Homotopy types of orbit spaces and their self-equivalences for the periodic groups \(\mathbb Z/a \rtimes (\mathbb Z/b \times T^\star_n)\) and \(\mathbb Z/a \rtimes (\mathbb Z/b \times O^\star_n)\) (Q2381407)

The authors study the homotopy types of the orbit spaces of free actions of finite periodic groups on homotopy spheres.
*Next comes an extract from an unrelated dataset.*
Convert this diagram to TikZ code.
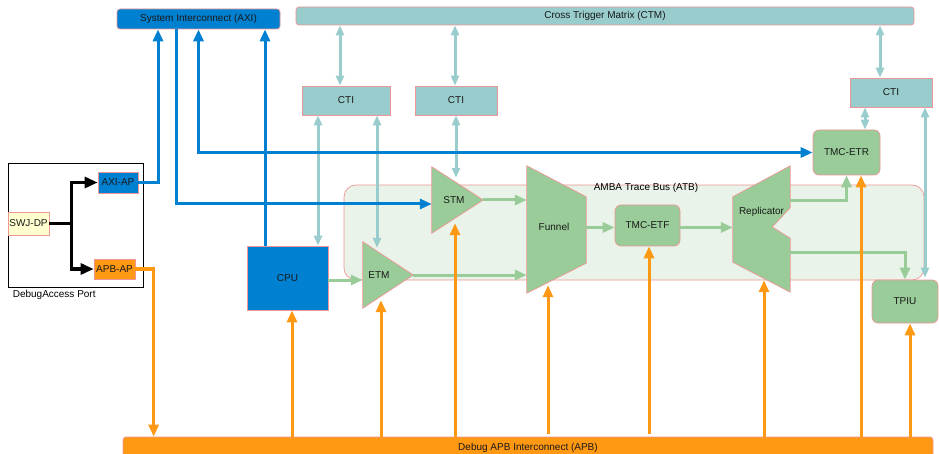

Suppose that \(G\) is a finite group of period \(2d\) of the form \(\mathbb Z/a \rtimes (\mathbb Z/b \times T^\star_n)\) or \(\mathbb Z/a \rtimes (\mathbb Z/b \times O^\star_n)\). Let \(X(n)\) be an \(n\)-dimensional \(CW\)-complex of the homotopy type of an \(n\)-sphere. If \(\mu\) is a cellular action of \(G\) on \(X(n)\) then the orbit space of \(\mu\) on \(X(n)\) is denoted by \(X(n)/\mu\). The authors compute the number of distinct homotopy types \(X(2dz-1)/\mu\). They also determine the groups of self homotopy equivalences \(\mathcal{E}(X/\mu)\) of the orbit spaces \(X(n)/\mu\).